関ヶ原の戦いで西軍の三成に加勢するも、味方の寝返りに遭遇!

 1598(慶長3)年8月、秀吉の死去後、吉継は五大老の徳川家康に接近。前田利長らによる家康暗殺計画を知るや、徳川邸に馳せ参じて警護。

 1600(慶長5)年、家康の上杉景勝討伐に3,000の兵を率いて参戦。途上、三成の居城・佐和山城へと立ち寄るが、三成から家康への挙兵を持ちかけられ、当惑する。

 吉継は「無謀なり、勝機なし。金のみで人は動くにあらず。大将の要害は徳にあり。徳あるところ、天下これに帰す」と挙兵を思いとどまらせようと三成を強く説得。だが、三成の決意は揺るがない。惨敗を知りながらも、3万余の兵を投入し、西軍に与しようと決断する。
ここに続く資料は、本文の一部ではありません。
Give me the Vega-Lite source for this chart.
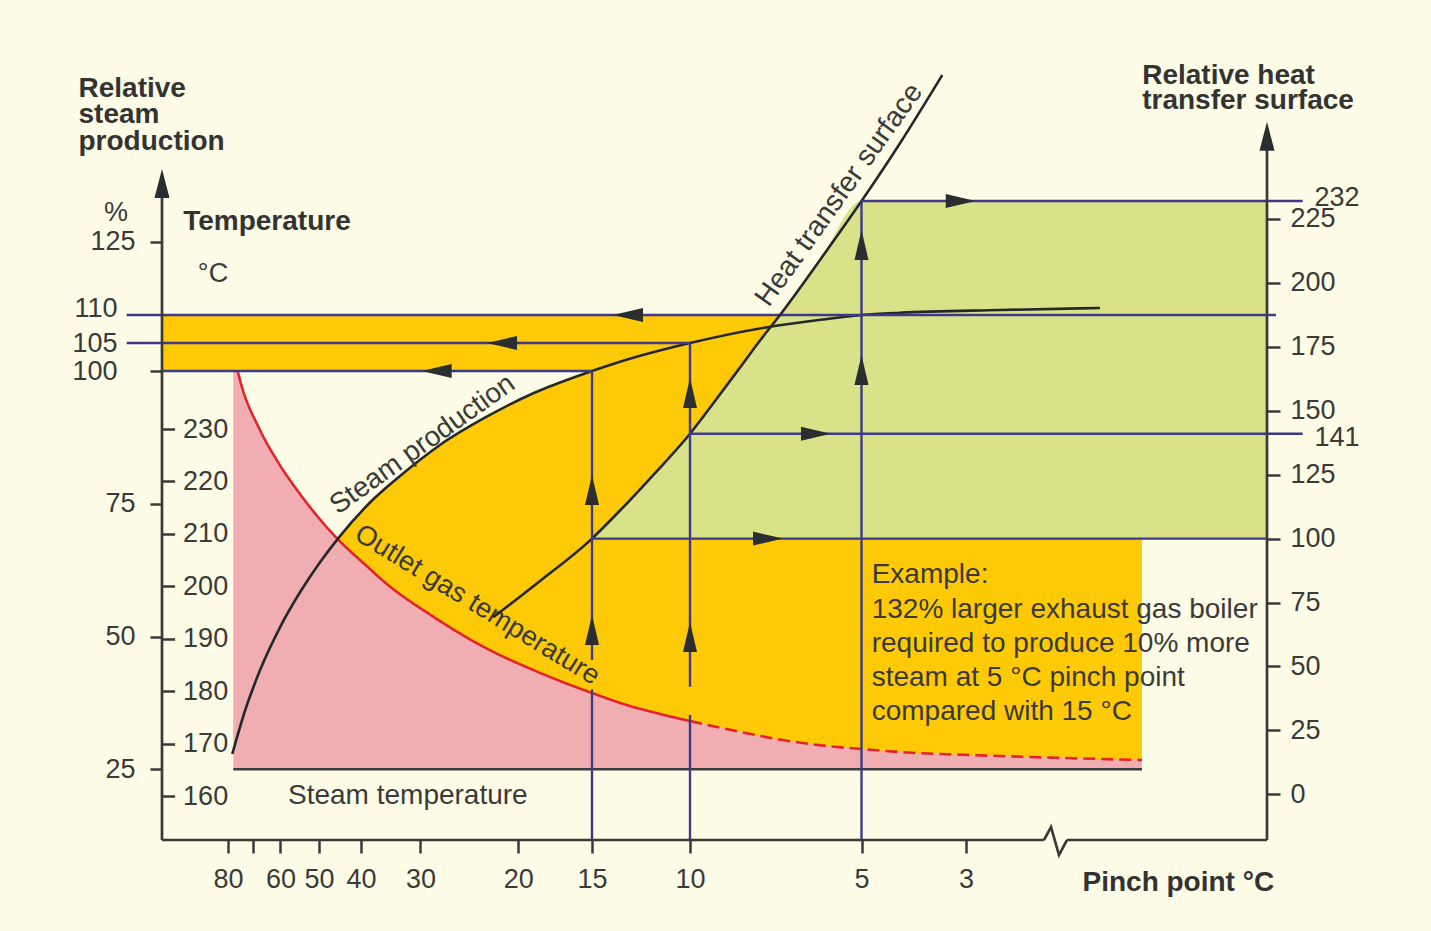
{
  "$schema": "https://vega.github.io/schema/vega-lite/v6.json",
  "width": 1105,
  "height": 780,
  "autosize": {"type": "none"},
  "padding": {"left": 162, "top": 60, "right": 164, "bottom": 91},
  "background": "#fefce6",
  "config": {
    "view": {"stroke": null},
    "font": "Liberation Sans",
    "axis": {
      "domain": false, "grid": false,
      "labelFont": "Liberation Sans", "labelFontSize": 27, "labelColor": "#3a3a3a",
      "tickColor": "#3a3a3a", "tickWidth": 2.5,
      "labelFlush": false, "labelOverlap": false,
      "titleFont": "Liberation Sans", "titleFontSize": 28, "titleFontWeight": "bold",
      "titleColor": "#333333", "titleAngle": 0, "titleAlign": "left", "titleBaseline": "alphabetic"
    },
    "text": {"font": "Liberation Sans", "fontSize": 27, "color": "#3a3a3a"}
  },
  "datasets": {
    "yellowS": [{"p":100,"p2":7.376,"v":100,"v2":110},{"p":15,"p2":7.376,"v":25,"v2":110}],
    "steamFill": [{"p":45.79,"v":68.10},{"p":45.0,"v":68.91},{"p":38.48,"v":75.24},{"p":33.43,"v":80.23},{"p":28.00,"v":86.07},{"p":23.22,"v":91.39},{"p":18.98,"v":95.80},{"p":15,"v":100}],
    "yellowR": [{"p":7.376,"p2":1.831,"v":9.78,"v2":100}],
    "green": [{"p":15,"v":100},{"p":13.57,"v":110.99},{"p":12.04,"v":123.50},{"p":10,"v":141},{"p":9.271,"v":153.81},{"p":8.542,"v":166.91},{"p":7.959,"v":177.47},{"p":7.376,"v":187.45},{"p":6.210,"v":208.96},{"p":5,"v":232},{"p":1,"v":232}],
    "red": [
      {"p":77.88,"v":241.06,"part":"edge"},
      {"p":76.12,"v":241.06,"part":"solid"},
      {"p":75.2,"v":239.34,"part":"solid"},
      {"p":67.45,"v":229.81,"part":"solid"},
      {"p":61.35,"v":224.09,"part":"solid"},
      {"p":54.92,"v":217.60,"part":"solid"},
      {"p":45.79,"v":209.21,"part":"solid"},
      {"p":39.04,"v":203.87,"part":"solid"},
      {"p":36.25,"v":201.01,"part":"solid"},
      {"p":28.68,"v":194.20,"part":"solid"},
      {"p":23.57,"v":188.48,"part":"solid"},
      {"p":18.98,"v":184.03,"part":"solid"},
      {"p":15,"v":179.65,"part":"solid"},
      {"p":13.23,"v":177.36,"part":"solid"},
      {"p":11.53,"v":175.64,"part":"solid"},
      {"p":10,"v":174.30,"part":"solid"},
      {"p":10,"v":174.30,"part":"dashed"},
      {"p":8.930,"v":172.78,"part":"dashed"},
      {"p":7.472,"v":170.87,"part":"dashed"},
      {"p":6.015,"v":169.54,"part":"dashed"},
      {"p":5,"v":168.96,"part":"dashed"},
      {"p":4.263,"v":168.39,"part":"dashed"},
      {"p":2.774,"v":167.63,"part":"dashed"},
      {"p":2.110,"v":167.06,"part":"dashed"},
      {"p":1.831,"v":166.87,"part":"dashed"}
    ],
    "baseline": [{"p":77.88,"p2":1.831,"v":165.09,"v2":165.09}],
    "steam": [{"p":78.28,"v":27.88},{"p":73.2,"v":36.02},{"p":67.45,"v":43.64},{"p":60.15,"v":51.74},{"p":54.92,"v":58.33},{"p":49.76,"v":63.98},{"p":45.0,"v":68.91},{"p":38.48,"v":75.24},{"p":33.43,"v":80.23},{"p":28.00,"v":86.07},{"p":23.22,"v":91.39},{"p":18.98,"v":95.80},{"p":15,"v":100},{"p":13.57,"v":101.66},{"p":10,"v":105},{"p":7.668,"v":107.91},{"p":6.356,"v":109.02},{"p":5,"v":110},{"p":4.263,"v":110.47},{"p":2.774,"v":111.02},{"p":2.110,"v":111.43}],
    "linesS": [{"p":110.70,"p2":0.940,"v":110,"v2":110},{"p":110.70,"p2":10,"v":105,"v2":105},{"p":100,"p2":15,"v":100,"v2":100}],
    "arrowsLeft": [{"p":13.163,"v":110},{"p":21.656,"v":105},{"p":28.333,"v":100}],
    "heat": [{"p":22.55,"v":69.22},{"p":18.52,"v":83.42},{"p":15,"v":100},{"p":13.57,"v":110.99},{"p":12.04,"v":123.50},{"p":10,"v":141},{"p":9.271,"v":153.81},{"p":8.542,"v":166.91},{"p":7.959,"v":177.47},{"p":7.376,"v":187.45},{"p":6.210,"v":208.96},{"p":5,"v":232},{"p":4.263,"v":254.63},{"p":3.454,"v":281.31}],
    "linesR": [
      {"p":15,"p2":1,"v":100,"v2":100},
      {"p":10,"p2":0.763,"v":141,"v2":141},
      {"p":5,"p2":0.763,"v":232,"v2":232},
      {"p":15,"p2":15,"v":-17.87,"v2":41.06},
      {"p":15,"p2":15,"v":52.52,"v2":165.55},
      {"p":10,"p2":10,"v":-17.87,"v2":31.01},
      {"p":10,"p2":10,"v":42.08,"v2":176.38},
      {"p":5,"p2":5,"v":-17.87,"v2":232}
    ],
    "axisLines": [
      {"p":100,"p2":100,"v":-17.87,"v2":236.33},
      {"p":1,"p2":1,"v":-17.87,"v2":253.93},
      {"p":100,"p2":2.482,"v":-17.87,"v2":-17.87},
      {"p":2.329,"p2":1,"v":-17.87,"v2":-17.87}
    ],
    "zigzag": [{"p":2.482,"v":-17.87},{"p":2.435,"v":-12.79},{"p":2.382,"v":-23.74},{"p":2.329,"v":-17.87}],
    "arrowsUp": [{"p":15,"v":119.01},{"p":15,"v":64.26},{"p":10,"v":156.94},{"p":10,"v":61.52},{"p":5,"v":165.94},{"p":5,"v":214.82}],
    "arrowsRight": [{"p":7.726,"v":100},{"p":6.327,"v":141},{"p":3.101,"v":232}],
    "axisArrows": [{"p":100,"v":238.87},{"p":1,"v":257.37}],
    "textOutlet": [{"p":24.62,"v":195.09,"txt":"Outlet gas temperature"}],
    "textSteamT": [{"p":58.03,"v":160,"txt":"Steam temperature"}],
    "textDegC": [{"p":84.55,"v":258.09,"txt":"°C"}],
    "textSteamP": [{"p":29.3,"v":84.9,"txt":"Steam production"}],
    "textPct": [{"p":113.94,"v":129.3,"txt":"%"}],
    "textHeat": [{"p":5.45,"v":232.5,"txt":"Heat transfer surface"}],
    "textExample": [{"p":4.805,"v":82.52,"txt":["Example:","132% larger exhaust gas boiler","required to produce 10% more","steam at 5 °C pinch point","compared with 15 °C"]}]
  },
  "encoding": {
    "x": {
      "field": "p", "type": "quantitative",
      "scale": {"domain": [100,80,70,60,50,40,30,20,15,10,5,3,1], "range": [0,66,91,118.4,157,199,258.4,356.2,430,528,699.5,804,1105], "nice": false, "zero": false},
      "axis": {
        "values": [80,70,60,50,40,30,20,15,10,5,3],
        "labelExpr": "datum.value == 70 ? '' : datum.label",
        "tickSize": 13, "labelPadding": 13,
        "title": "Pinch point °C", "titleX": 920, "titleY": 50
      }
    }
  },
  "resolve": {"scale": {"y": "independent"}},
  "layer": [
    {
      "encoding": {"y": {"field": "v", "type": "quantitative",
        "scale": {"domain": [25,100,110,125], "range": [709.3,311,255,181.7], "nice": false, "zero": false},
        "axis": {"orient": "left", "values": [25,50,75,100,125], "labelExpr": "datum.value == 100 ? '' : datum.label",
          "tickSize": 12, "labelPadding": 15,
          "title": ["Relative","steam","production"], "titleX": -84, "titleY": 36, "titleLineHeight": 26.7}}},
      "layer": [
        {"data": {"name": "yellowS"}, "mark": {"type": "rect", "color": "#fec907"}, "encoding": {"x2": {"field": "p2"}, "y2": {"field": "v2"}}},
        {"data": {"name": "steamFill"}, "mark": {"type": "area", "color": "#fec907", "interpolate": "monotone"}, "encoding": {"y2": {"datum": 25}}}
      ]
    },
    {
      "encoding": {"y": {"field": "v", "type": "quantitative",
        "scale": {"domain": [-17.87, 287.17], "nice": false, "zero": false},
        "axis": {"orient": "right", "values": [0,25,50,75,100,125,150,175,200,225],
          "tickSize": 13, "labelPadding": 10,
          "title": ["Relative heat","transfer surface"], "titleX": -125.3, "titleY": 23.3, "titleLineHeight": 25.7}}},
      "layer": [
        {"data": {"name": "yellowR"}, "mark": {"type": "rect", "color": "#fec907"}, "encoding": {"x2": {"field": "p2"}, "y2": {"field": "v2"}}},
        {"data": {"name": "green"}, "mark": {"type": "area", "color": "#d9e288", "interpolate": "monotone"}, "encoding": {"y2": {"datum": 100}}}
      ]
    },
    {
      "encoding": {"y": {"field": "v", "type": "quantitative",
        "scale": {"domain": [151.61, 300.38], "nice": false, "zero": false},
        "axis": {"orient": "right", "offset": -1105, "values": [160,170,180,190,200,210,220,230],
          "tickSize": 12.6, "labelPadding": 8,
          "title": "Temperature", "titleX": 20.7, "titleY": 169}}},
      "layer": [
        {"data": {"name": "red"}, "transform": [{"filter": "!(datum.part == 'dashed' && datum.p == 10)"}],
         "mark": {"type": "area", "color": "#f0aeb3", "interpolate": "monotone"}, "encoding": {"y2": {"datum": 165.09}}}
      ]
    },
    {
      "encoding": {"y": {"field": "v", "type": "quantitative",
        "scale": {"domain": [151.61, 300.38], "nice": false, "zero": false}, "axis": null}},
      "layer": [
        {"data": {"name": "baseline"}, "mark": {"type": "rule", "color": "#3a3a3a", "strokeWidth": 2.5}, "encoding": {"x2": {"field": "p2"}, "y2": {"field": "v2"}}},
        {"data": {"name": "red"}, "transform": [{"filter": "datum.part != 'edge'"}],
         "mark": {"type": "line", "color": "#e42229", "strokeWidth": 2.6, "interpolate": "monotone"},
         "encoding": {"strokeDash": {"field": "part", "type": "nominal", "scale": {"domain": ["solid","dashed"], "range": [[1,0],[12,6]]}, "legend": null}}},
        {"data": {"name": "textOutlet"}, "mark": {"type": "text", "angle": 31.5, "align": "center", "baseline": "alphabetic", "fontSize": 27.5}, "encoding": {"text": {"field": "txt", "type": "nominal"}}},
        {"data": {"name": "textSteamT"}, "mark": {"type": "text", "align": "left", "baseline": "middle", "fontSize": 28}, "encoding": {"text": {"field": "txt", "type": "nominal"}}},
        {"data": {"name": "textDegC"}, "mark": {"type": "text", "align": "center", "baseline": "alphabetic"}, "encoding": {"text": {"field": "txt", "type": "nominal"}}}
      ]
    },
    {
      "encoding": {"y": {"field": "v", "type": "quantitative",
        "scale": {"domain": [25,100,110,125], "range": [709.3,311,255,181.7], "nice": false, "zero": false},
        "axis": {"orient": "left", "values": [100,105,110], "tickSize": 0, "labelPadding": 45,
          "labelOffset": {"condition": {"test": "datum.value == 110", "value": -7}, "value": 0}, "title": null}}},
      "layer": [
        {"data": {"name": "steam"}, "mark": {"type": "line", "color": "#25282b", "strokeWidth": 2.6, "interpolate": "monotone"}},
        {"data": {"name": "linesS"}, "mark": {"type": "rule", "color": "#3d3a8a", "strokeWidth": 2.4}, "encoding": {"x2": {"field": "p2"}, "y2": {"field": "v2"}}},
        {"data": {"name": "arrowsLeft"}, "mark": {"type": "point", "filled": true, "opacity": 1, "color": "#2b2e31", "size": 900, "shape": "M-1,0L1,-0.467L1,0.467Z"}},
        {"data": {"name": "textSteamP"}, "mark": {"type": "text", "angle": -35.5, "align": "center", "baseline": "alphabetic", "fontSize": 28}, "encoding": {"text": {"field": "txt", "type": "nominal"}}},
        {"data": {"name": "textPct"}, "mark": {"type": "text", "align": "center", "baseline": "alphabetic"}, "encoding": {"text": {"field": "txt", "type": "nominal"}}}
      ]
    },
    {
      "encoding": {"y": {"field": "v", "type": "quantitative",
        "scale": {"domain": [-17.87, 287.17], "nice": false, "zero": false},
        "axis": {"orient": "right", "values": [141,232], "tickSize": 0, "labelPadding": 47,
          "labelOffset": {"condition": {"test": "datum.value == 232", "value": -4}, "value": 4}, "title": null}}},
      "layer": [
        {"data": {"name": "heat"}, "mark": {"type": "line", "color": "#25282b", "strokeWidth": 2.6, "interpolate": "monotone"}},
        {"data": {"name": "linesR"}, "mark": {"type": "rule", "color": "#3d3a8a", "strokeWidth": 2.4}, "encoding": {"x2": {"field": "p2"}, "y2": {"field": "v2"}}},
        {"data": {"name": "axisLines"}, "mark": {"type": "rule", "color": "#3a3a3a", "strokeWidth": 2.7}, "encoding": {"x2": {"field": "p2"}, "y2": {"field": "v2"}}},
        {"data": {"name": "zigzag"}, "mark": {"type": "line", "color": "#3a3a3a", "strokeWidth": 2.7}},
        {"data": {"name": "arrowsUp"}, "mark": {"type": "point", "filled": true, "opacity": 1, "color": "#2b2e31", "size": 900, "shape": "M0,-1L0.467,1L-0.467,1Z"}},
        {"data": {"name": "arrowsRight"}, "mark": {"type": "point", "filled": true, "opacity": 1, "color": "#2b2e31", "size": 900, "shape": "M1,0L-1,-0.467L-1,0.467Z"}},
        {"data": {"name": "axisArrows"}, "mark": {"type": "point", "filled": true, "opacity": 1, "color": "#2b2e31", "size": 841, "shape": "M0,-1L0.52,1L-0.52,1Z"}},
        {"data": {"name": "textHeat"}, "mark": {"type": "text", "angle": -54.5, "align": "center", "baseline": "alphabetic", "fontSize": 28.5}, "encoding": {"text": {"field": "txt", "type": "nominal"}}},
        {"data": {"name": "textExample"}, "mark": {"type": "text", "align": "left", "baseline": "alphabetic", "fontSize": 28, "lineHeight": 34.3}, "encoding": {"text": {"field": "txt", "type": "nominal"}}}
      ]
    }
  ]
}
 吉継は、まず東軍の前田利長を牽制しつつ、越前国・加賀国の諸大名を味方に付ける。9月、三成の要請を受け、脇坂安治、朽木元綱、小川祐忠、赤座直保らの諸将を率いて美濃国に進軍。

 9月15日、東西両軍による関ヶ原の戦端が切られる。吉継は関ヶ原の西南にある藤川台におよそ5,700人の軍勢で布陣。西軍の毛利軍や島津軍は動かず傍観するなか、東軍の藤堂高虎、京極高知と激闘する。

 ところが、秀吉の養子・小早川秀秋の1万5,000人が東軍に寝返りし、脇坂・朽木・小川・赤座の4隊4200人も裏切るという苦々しい展開に。包囲され、猛攻に晒された吉継の軍勢は四面楚歌。進退窮まった吉継は、家臣・湯浅隆貞の介錯で切腹。

 その時、秀秋の陣に向かって叫ぶ。「人面獣心になり、三年の間に祟りをなさん!」。享年42の最後だった。

 秀秋は関ヶ原の戦いの2年後、21歳で狂乱死。人々は吉継の祟りと恐れをなしたかもしれない。吉継の首は、関ヶ原または米原の地に埋葬された。